Lattice models of polycrystalline microstructures: A quantitative approach

Abstract

This paper addresses the issue of creating a lattice model suitable for design purposes and capable of quantitative estimates of the mechanical properties of a disordered microstructure. The lack of resemblance between idealized lattice models and real materials has limited these models to the realm of qualitative analysis. Two procedures based on the same methodology are presented in the two-dimensional case to achieve the rigorous mapping of the geometrical and the elastic properties of a disordered polycrystalline microstructure into a spring lattice. The theory is validated against finite elements models and literature data of NiAl.
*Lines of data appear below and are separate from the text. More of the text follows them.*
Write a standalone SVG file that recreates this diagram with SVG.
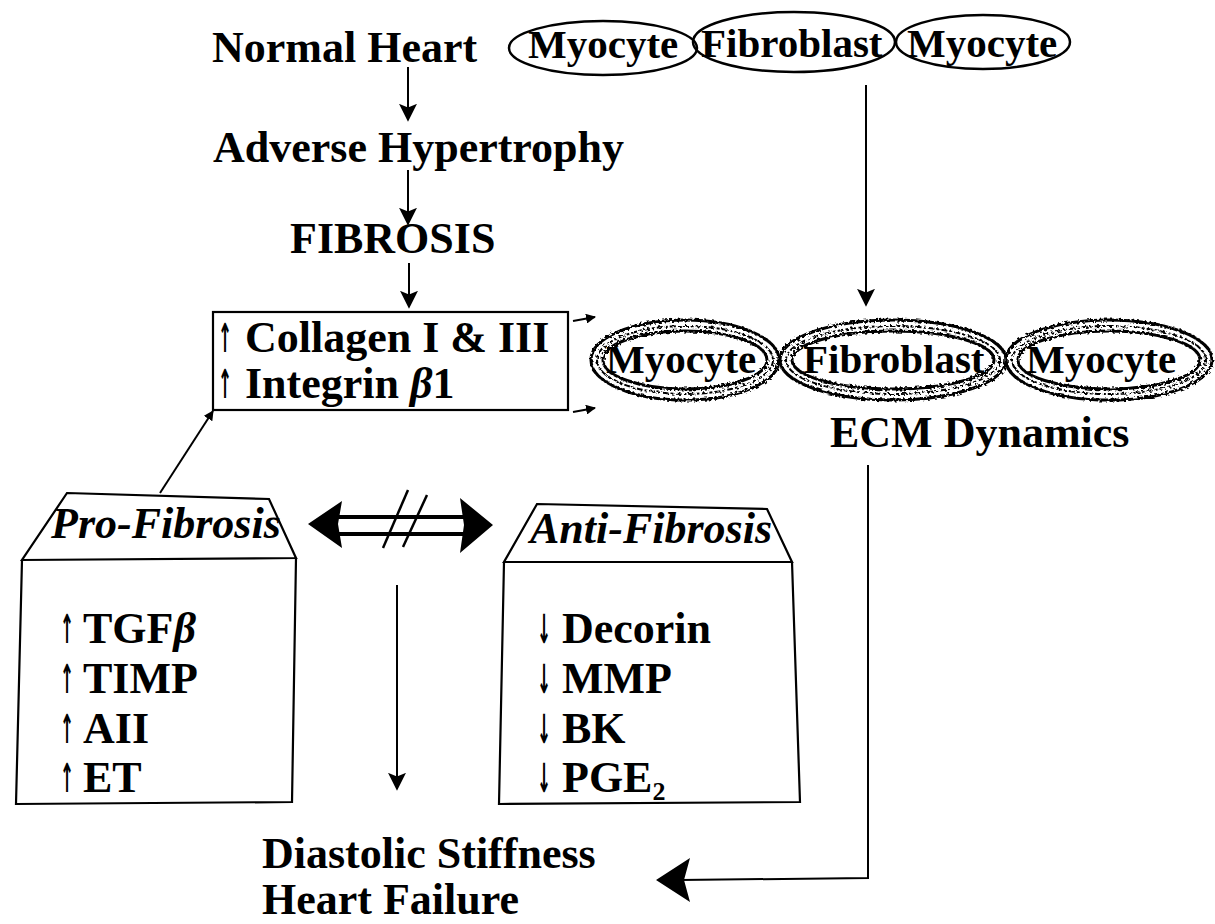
<svg xmlns="http://www.w3.org/2000/svg" width="1215" height="924" viewBox="0 0 1215 924">
<style>
text{font-family:"Liberation Serif","Times New Roman",serif;font-weight:bold;fill:#000}
.t{font-size:44px}
.c{font-size:41px}
.it{font-style:italic;font-size:44px}
.ar{font-family:"DejaVu Sans",sans-serif;font-weight:bold;font-size:40px}
.ln{stroke:#000;stroke-width:2;fill:none}
.bx{stroke:#000;stroke-width:2.2;fill:none}
.cell{stroke:#000;stroke-width:2.5;fill:none}
.w1{stroke:#000;stroke-width:3;fill:none}
.w2{stroke:#000;stroke-width:2;fill:none;stroke-dasharray:6 2 3 2}
</style>
<defs>
<marker id="ah" viewBox="0 0 10 10" refX="9" refY="5" markerWidth="10" markerHeight="10" markerUnits="userSpaceOnUse" orient="auto"><path d="M0,0 L10,5 L0,10 z" fill="#000"/></marker>
<marker id="ahm" viewBox="0 0 10 10" refX="9" refY="5" markerWidth="18" markerHeight="18" markerUnits="userSpaceOnUse" orient="auto"><path d="M0,0 L10,5 L0,10 L2,5 z" fill="#000"/></marker>
<filter id="rough"><feTurbulence type="fractalNoise" baseFrequency="0.4" numOctaves="1" seed="3"/><feDisplacementMap in="SourceGraphic" scale="5"/></filter>
</defs>
<rect width="1215" height="924" fill="#fff"/>

<g id="normal-heart"><text class="t" x="212" y="62">Normal Heart</text></g>
<g id="adverse-hypertrophy"><text class="t" x="213" y="162">Adverse Hypertrophy</text></g>
<g id="fibrosis"><text class="t" x="290" y="253">FIBROSIS</text></g>

<g id="normal-cells">
<ellipse class="cell" cx="603" cy="48" rx="94" ry="27"/>
<ellipse class="cell" cx="794" cy="42" rx="101" ry="30"/>
<ellipse class="cell" cx="983" cy="42" rx="87" ry="27"/>
<text class="c" x="528" y="58">Myocyte</text>
<text class="c" x="701" y="57">Fibroblast</text>
<text class="c" x="907" y="57">Myocyte</text>
</g>

<g id="collagen-box">
<rect class="bx" x="213" y="312" width="355" height="98"/>
<text class="ar" transform="translate(218,352) scale(0.42,1)">↑</text>
<text class="t" x="245" y="352">Collagen I &amp; III</text>
<text class="ar" transform="translate(218,398) scale(0.42,1)">↑</text>
<text class="t" x="245" y="398">Integrin <tspan font-style="italic">β</tspan>1</text>
</g>

<g id="ecm-cells">
<g filter="url(#rough)">
<ellipse class="w1" cx="685" cy="360" rx="94" ry="40"/>
<ellipse class="w2" cx="685" cy="360" rx="88" ry="34"/>
<ellipse class="w1" cx="685" cy="360" rx="82" ry="29"/>
<ellipse class="w1" cx="893" cy="360" rx="113" ry="40"/>
<ellipse class="w2" cx="893" cy="360" rx="107" ry="34"/>
<ellipse class="w1" cx="893" cy="360" rx="101" ry="29"/>
<ellipse class="w1" cx="1109" cy="360" rx="103" ry="40"/>
<ellipse class="w2" cx="1109" cy="360" rx="97" ry="34"/>
<ellipse class="w1" cx="1109" cy="360" rx="91" ry="29"/>
</g>
<text class="c" x="606" y="373">Myocyte</text>
<text class="c" x="803" y="373">Fibroblast</text>
<text class="c" x="1026" y="373">Myocyte</text>
</g>
<g id="ecm-dynamics"><text class="t" x="830" y="447">ECM Dynamics</text></g>

<g id="pro-fibrosis">
<path class="bx" d="M67,493 L269,499 L296,558 L22,560 Z"/>
<text class="it" x="51" y="538">Pro-Fibrosis</text>
<path class="bx" d="M22,560 L16,804 L292,802 L296,558"/>
<text class="ar" transform="translate(60,643) scale(0.42,1)">↑</text>
<text class="t" x="83" y="643">TGF<tspan font-style="italic">β</tspan></text>
<text class="ar" transform="translate(60,693) scale(0.42,1)">↑</text>
<text class="t" x="83" y="693">TIMP</text>
<text class="ar" transform="translate(60,743) scale(0.42,1)">↑</text>
<text class="t" x="83" y="743">AII</text>
<text class="ar" transform="translate(60,792) scale(0.42,1)">↑</text>
<text class="t" x="83" y="792">ET</text>
</g>

<g id="anti-fibrosis">
<path class="bx" d="M537,504 L767,509 L792,562 L504,562 Z"/>
<text class="it" x="530" y="543">Anti-Fibrosis</text>
<path class="bx" d="M504,562 L499,804 L800,802 L792,562"/>
<text class="ar" transform="translate(537,643) scale(0.42,1)">↓</text>
<text class="t" x="562" y="643">Decorin</text>
<text class="ar" transform="translate(537,693) scale(0.42,1)">↓</text>
<text class="t" x="562" y="693">MMP</text>
<text class="ar" transform="translate(537,743) scale(0.42,1)">↓</text>
<text class="t" x="562" y="743">BK</text>
<text class="ar" transform="translate(537,792) scale(0.42,1)">↓</text>
<text class="t" x="562" y="792">PGE<tspan font-size="26" dy="8">2</tspan></text>
</g>

<g id="outcome">
<text class="t" x="262" y="868">Diastolic Stiffness</text>
<text class="t" x="262" y="914">Heart Failure</text>
</g>

<g id="connectors">
<line class="ln" x1="408" y1="67" x2="408" y2="120" marker-end="url(#ahm)"/>
<line class="ln" x1="408" y1="170" x2="408" y2="224" marker-end="url(#ahm)"/>
<line class="ln" x1="409" y1="263" x2="409" y2="307" marker-end="url(#ahm)"/>
<line class="ln" x1="866" y1="85" x2="866" y2="305" marker-end="url(#ahm)"/>
<line class="ln" x1="573" y1="321" x2="595" y2="317" marker-end="url(#ah)"/>
<line class="ln" x1="573" y1="412" x2="595" y2="408" marker-end="url(#ah)"/>
<line class="ln" x1="160" y1="493" x2="213" y2="411" marker-end="url(#ah)"/>
<line class="ln" x1="397" y1="585" x2="397" y2="789" marker-end="url(#ahm)"/>
<path class="ln" d="M868,465 L868,878 L680,880"/>
<path d="M656,880 L690,858 L684,880 L690,902 Z" fill="#000"/>
<g id="double-arrow">
<line stroke="#000" stroke-width="4" x1="335" y1="517" x2="465" y2="517"/>
<line stroke="#000" stroke-width="4" x1="335" y1="534" x2="465" y2="534"/>
<path d="M308,524 L342,501 L338,524 L342,548 Z" fill="#000"/>
<path d="M493,525 L460,498 L464,525 L460,553 Z" fill="#000"/>
<line stroke="#000" stroke-width="2.5" x1="383" y1="548" x2="408" y2="490"/>
<line stroke="#000" stroke-width="2.5" x1="403" y1="547" x2="427" y2="495"/>
</g>
</g>
</svg>
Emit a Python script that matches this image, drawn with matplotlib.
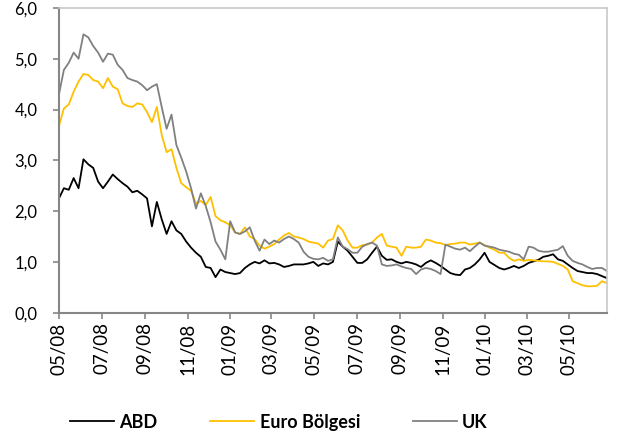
import datetime as dt
import matplotlib
matplotlib.use("Agg")
import matplotlib.pyplot as plt
import matplotlib.dates as mdates
from matplotlib.ticker import FuncFormatter, MultipleLocator

# weekly observations starting 1 May 2008
start_date = dt.date(2008, 5, 1)

abd = [2.25, 2.45, 2.42, 2.65, 2.45, 3.02, 2.92, 2.85, 2.58, 2.45,
       2.58, 2.72, 2.63, 2.55, 2.48, 2.37, 2.40, 2.33, 2.25, 1.70,
       2.18, 1.84, 1.55, 1.80, 1.62, 1.55, 1.40, 1.28, 1.18, 1.10,
       0.90, 0.88, 0.70, 0.85, 0.80, 0.78, 0.76, 0.78, 0.88, 0.95,
       1.00, 0.97, 1.03, 0.97, 0.98, 0.95, 0.90, 0.92, 0.95, 0.95,
       0.95, 0.97, 1.00, 0.92, 0.97, 0.95, 1.00, 1.40, 1.30, 1.22,
       1.10, 0.98, 0.98, 1.05, 1.18, 1.30, 1.12, 1.04, 1.05, 1.00,
       0.97, 1.00, 0.98, 0.95, 0.90, 0.98, 1.03, 0.98, 0.92, 0.85,
       0.78, 0.75, 0.74, 0.85, 0.88, 0.95, 1.05, 1.18, 1.00, 0.94,
       0.88, 0.85, 0.88, 0.92, 0.88, 0.92, 0.98, 1.01, 1.04, 1.10,
       1.12, 1.15, 1.05, 1.02, 0.95, 0.88, 0.82, 0.80, 0.78, 0.78,
       0.76, 0.72, 0.68]

euro = [3.68, 4.02, 4.10, 4.35, 4.55, 4.70, 4.68, 4.58, 4.55, 4.42,
        4.62, 4.45, 4.40, 4.12, 4.07, 4.05, 4.12, 4.10, 3.95, 3.75,
        4.05, 3.50, 3.16, 3.22, 2.85, 2.55, 2.47, 2.40, 2.15, 2.20,
        2.12, 2.28, 1.90, 1.82, 1.78, 1.72, 1.58, 1.55, 1.68, 1.50,
        1.45, 1.32, 1.26, 1.30, 1.35, 1.44, 1.52, 1.57, 1.50, 1.48,
        1.45, 1.40, 1.38, 1.36, 1.28, 1.42, 1.45, 1.72, 1.62, 1.42,
        1.28, 1.28, 1.33, 1.34, 1.38, 1.48, 1.55, 1.32, 1.30, 1.28,
        1.12, 1.30, 1.28, 1.28, 1.30, 1.44, 1.42, 1.38, 1.37, 1.33,
        1.35, 1.36, 1.38, 1.38, 1.34, 1.36, 1.38, 1.33, 1.28, 1.24,
        1.18, 1.18, 1.08, 1.02, 1.05, 1.02, 1.04, 1.03, 1.02, 1.01,
        1.01, 1.00, 0.96, 0.92, 0.85, 0.62, 0.58, 0.54, 0.52, 0.52,
        0.53, 0.62, 0.58]

uk = [4.30, 4.78, 4.92, 5.12, 5.00, 5.48, 5.42, 5.25, 5.12, 4.94,
      5.10, 5.08, 4.88, 4.78, 4.62, 4.58, 4.55, 4.48, 4.38, 4.45,
      4.50, 4.05, 3.62, 3.90, 3.30, 3.05, 2.78, 2.45, 2.05, 2.35,
      2.10, 1.78, 1.40, 1.24, 1.05, 1.80, 1.58, 1.55, 1.60, 1.68,
      1.42, 1.22, 1.44, 1.35, 1.42, 1.38, 1.45, 1.50, 1.45, 1.38,
      1.20, 1.10, 1.06, 1.05, 1.08, 1.02, 1.05, 1.48, 1.30, 1.25,
      1.18, 1.18, 1.30, 1.35, 1.38, 1.32, 0.95, 0.92, 0.93, 0.95,
      0.91, 0.88, 0.86, 0.76, 0.85, 0.88, 0.86, 0.82, 0.76, 1.34,
      1.30, 1.26, 1.24, 1.28, 1.21, 1.30, 1.38, 1.32, 1.30, 1.28,
      1.24, 1.22, 1.20, 1.16, 1.14, 1.05, 1.30, 1.28, 1.22, 1.20,
      1.20, 1.22, 1.24, 1.31, 1.12, 1.02, 0.98, 0.95, 0.90, 0.86,
      0.88, 0.88, 0.82]

series = [("ABD", abd, "#000000"),
          ("Euro Bölgesi", euro, "#FFC000"),
          ("UK", uk, "#808080")]


def main():
    plt.rcParams['font.family'] = ['Lato', 'DejaVu Sans']
    dates = [start_date + dt.timedelta(days=7 * i) for i in range(len(abd))]

    fig = plt.figure(figsize=(6.17, 4.41), dpi=100)
    ax = fig.add_axes([0.0956, 0.291, 0.888, 0.691])

    for label, values, color in series:
        ax.plot(dates, values, color=color, lw=1.3, label=label)

    ax.set_ylim(0, 6)
    ax.set_xlim(dates[0], dates[-1])
    ax.yaxis.set_major_locator(MultipleLocator(1))
    ax.yaxis.set_major_formatter(FuncFormatter(lambda v, p: f"{v:.1f}".replace(".", ",")))
    ax.xaxis.set_major_locator(mdates.MonthLocator(bymonth=[1, 3, 5, 7, 9, 11]))
    ax.xaxis.set_major_formatter(mdates.DateFormatter("%m/%y"))
    plt.setp(ax.get_xticklabels(), rotation=90)

    ax.tick_params(axis='both', direction='out', length=4.5, width=1.2,
                   color='#868686', labelcolor='#000000')
    ax.tick_params(axis='x', pad=2.5, labelsize=13.5)
    ax.tick_params(axis='y', pad=11, labelsize=12)
    for side in ['left', 'bottom']:
        ax.spines[side].set_color('#868686')
        ax.spines[side].set_linewidth(1.5)
    for side in ['top', 'right']:
        ax.spines[side].set_color('#c8c8c8')
        ax.spines[side].set_linewidth(1.2)

    handles, labels = ax.get_legend_handles_labels()
    fig.legend(handles, labels, loc='center', bbox_to_anchor=(0.452, 0.043),
               ncol=3, frameon=False, handlelength=2.45, handletextpad=0.3,
               columnspacing=2.9, prop={'weight': 'bold', 'size': 13})

    fig.savefig("out.png", dpi=100)


if __name__ == "__main__":
    main()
The statistical analysis of 900 models provided the effective Young’s modulus and Poisson ratio as function of the lattice size. The lattice models that were created have in average the same Young’s modulus of the real microstructure. However, the Poisson’s ratio could not be matched in the two-dimensional case. The spring constants of the lattices from this technique follow a Gaussian distribution, which intrinsically reflects the mechanical and geometrical disorder of the microscale. The detailed knowledge of the microstructure and the Voronoi tessellation necessary to implement this technique are supplied by modern laboratory equipments and software. As an illustrative example of lattice application, damage simulations of several biaxial loading schemes are briefly reported to show the effectiveness of discrete models towards elastic anisotropy induced by damage and damage localization.